• **Task description**
Write out the material again word for word, dropping any images it holds.

• **Source data**

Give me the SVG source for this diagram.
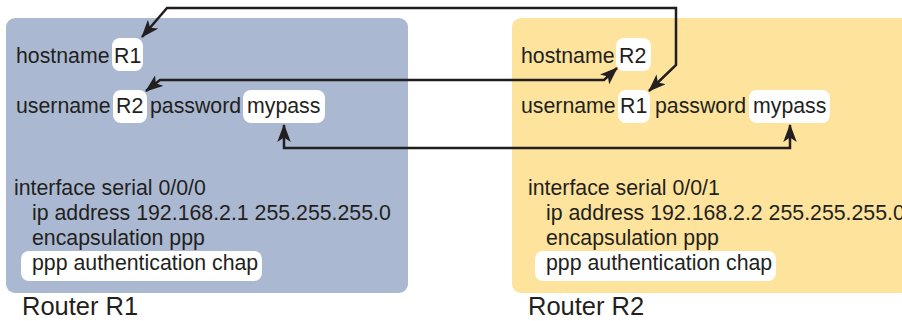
<svg xmlns="http://www.w3.org/2000/svg" width="902" height="321" viewBox="0 0 902 321">
<defs>
<style>
text{font-family:"Liberation Sans",Arial,Helvetica,sans-serif;fill:#231f20}
.t{font-size:21.3px}
.lbl{font-size:25.5px}
.pill{fill:#ffffff}
.conn{fill:none;stroke:#231f20;stroke-width:2.5;stroke-linejoin:miter}
</style>
<marker id="ah" viewBox="0 0 16 12" refX="15" refY="6" markerWidth="18" markerHeight="13.5" markerUnits="userSpaceOnUse" orient="auto-start-reverse">
<path d="M0,0 L16,6 L0,12 L4,6 z" fill="#231f20"/>
</marker>
</defs>
<rect width="902" height="321" fill="#ffffff"/>
<g id="router-r1">
<rect x="6" y="18" width="402" height="275" rx="9" fill="#aab9d1"/>
<rect class="pill" x="112" y="38" width="31" height="33" rx="8"/>
<rect class="pill" x="113" y="90" width="34" height="33" rx="8"/>
<rect class="pill" x="243" y="90" width="82" height="33" rx="8"/>
<rect class="pill" x="21" y="251" width="241" height="30" rx="8"/>
<text class="t" x="16" y="63">hostname</text>
<text class="t" x="114" y="63">R1</text>
<text class="t" x="16" y="113">username</text>
<text class="t" x="116" y="113">R2</text>
<text class="t" x="150" y="113">password</text>
<text class="t" x="247" y="113">mypass</text>
<text class="t" x="14" y="195">interface serial 0/0/0</text>
<text class="t" x="32" y="220">ip address 192.168.2.1 255.255.255.0</text>
<text class="t" x="32" y="245">encapsulation ppp</text>
<text class="t" x="32" y="270">ppp authentication chap</text>
<text class="lbl" x="22" y="315">Router R1</text>
</g>
<g id="router-r2">
<rect x="512" y="18" width="400" height="275" rx="9" fill="#fde39c"/>
<rect class="pill" x="616" y="38" width="35" height="33" rx="8"/>
<rect class="pill" x="618" y="90" width="32" height="33" rx="8"/>
<rect class="pill" x="749" y="90" width="81" height="33" rx="8"/>
<rect class="pill" x="535" y="251" width="241" height="30" rx="8"/>
<text class="t" x="521" y="63">hostname</text>
<text class="t" x="619" y="63">R2</text>
<text class="t" x="521" y="113">username</text>
<text class="t" x="620" y="113">R1</text>
<text class="t" x="655" y="113">password</text>
<text class="t" x="753" y="113">mypass</text>
<text class="t" x="528" y="195">interface serial 0/0/1</text>
<text class="t" x="546" y="220">ip address 192.168.2.2 255.255.255.0</text>
<text class="t" x="546" y="245">encapsulation ppp</text>
<text class="t" x="546" y="270">ppp authentication chap</text>
<text class="lbl" x="528" y="315">Router R2</text>
</g>
<g id="connectors">
<path class="conn" d="M142,37 L167,8 L676,8 L676,65 L649,91" marker-start="url(#ah)" marker-end="url(#ah)"/>
<path class="conn" d="M146,91 L160,80 L604,80 L617,68" marker-start="url(#ah)" marker-end="url(#ah)"/>
<path class="conn" d="M284,125 L284,148 L790,148 L790,125" marker-start="url(#ah)" marker-end="url(#ah)"/>
</g>
</svg>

• **Worked solution**
Give me the SVG source for this diagram.
<svg xmlns="http://www.w3.org/2000/svg" width="902" height="321" viewBox="0 0 902 321">
<defs>
<style>
text{font-family:"Liberation Sans",Arial,Helvetica,sans-serif;fill:#231f20}
.t{font-size:21.3px}
.lbl{font-size:25.5px}
.pill{fill:#ffffff}
.conn{fill:none;stroke:#231f20;stroke-width:2.5;stroke-linejoin:miter}
</style>
<marker id="ah" viewBox="0 0 16 12" refX="15" refY="6" markerWidth="18" markerHeight="13.5" markerUnits="userSpaceOnUse" orient="auto-start-reverse">
<path d="M0,0 L16,6 L0,12 L4,6 z" fill="#231f20"/>
</marker>
</defs>
<rect width="902" height="321" fill="#ffffff"/>
<g id="router-r1">
<rect x="6" y="18" width="402" height="275" rx="9" fill="#aab9d1"/>
<rect class="pill" x="112" y="38" width="31" height="33" rx="8"/>
<rect class="pill" x="113" y="90" width="34" height="33" rx="8"/>
<rect class="pill" x="243" y="90" width="82" height="33" rx="8"/>
<rect class="pill" x="21" y="251" width="241" height="30" rx="8"/>
<text class="t" x="16" y="63">hostname</text>
<text class="t" x="114" y="63">R1</text>
<text class="t" x="16" y="113">username</text>
<text class="t" x="116" y="113">R2</text>
<text class="t" x="150" y="113">password</text>
<text class="t" x="247" y="113">mypass</text>
<text class="t" x="14" y="195">interface serial 0/0/0</text>
<text class="t" x="32" y="220">ip address 192.168.2.1 255.255.255.0</text>
<text class="t" x="32" y="245">encapsulation ppp</text>
<text class="t" x="32" y="270">ppp authentication chap</text>
<text class="lbl" x="22" y="315">Router R1</text>
</g>
<g id="router-r2">
<rect x="512" y="18" width="400" height="275" rx="9" fill="#fde39c"/>
<rect class="pill" x="616" y="38" width="35" height="33" rx="8"/>
<rect class="pill" x="618" y="90" width="32" height="33" rx="8"/>
<rect class="pill" x="749" y="90" width="81" height="33" rx="8"/>
<rect class="pill" x="535" y="251" width="241" height="30" rx="8"/>
<text class="t" x="521" y="63">hostname</text>
<text class="t" x="619" y="63">R2</text>
<text class="t" x="521" y="113">username</text>
<text class="t" x="620" y="113">R1</text>
<text class="t" x="655" y="113">password</text>
<text class="t" x="753" y="113">mypass</text>
<text class="t" x="528" y="195">interface serial 0/0/1</text>
<text class="t" x="546" y="220">ip address 192.168.2.2 255.255.255.0</text>
<text class="t" x="546" y="245">encapsulation ppp</text>
<text class="t" x="546" y="270">ppp authentication chap</text>
<text class="lbl" x="528" y="315">Router R2</text>
</g>
<g id="connectors">
<path class="conn" d="M142,37 L167,8 L676,8 L676,65 L649,91" marker-start="url(#ah)" marker-end="url(#ah)"/>
<path class="conn" d="M146,91 L160,80 L604,80 L617,68" marker-start="url(#ah)" marker-end="url(#ah)"/>
<path class="conn" d="M284,125 L284,148 L790,148 L790,125" marker-start="url(#ah)" marker-end="url(#ah)"/>
</g>
</svg>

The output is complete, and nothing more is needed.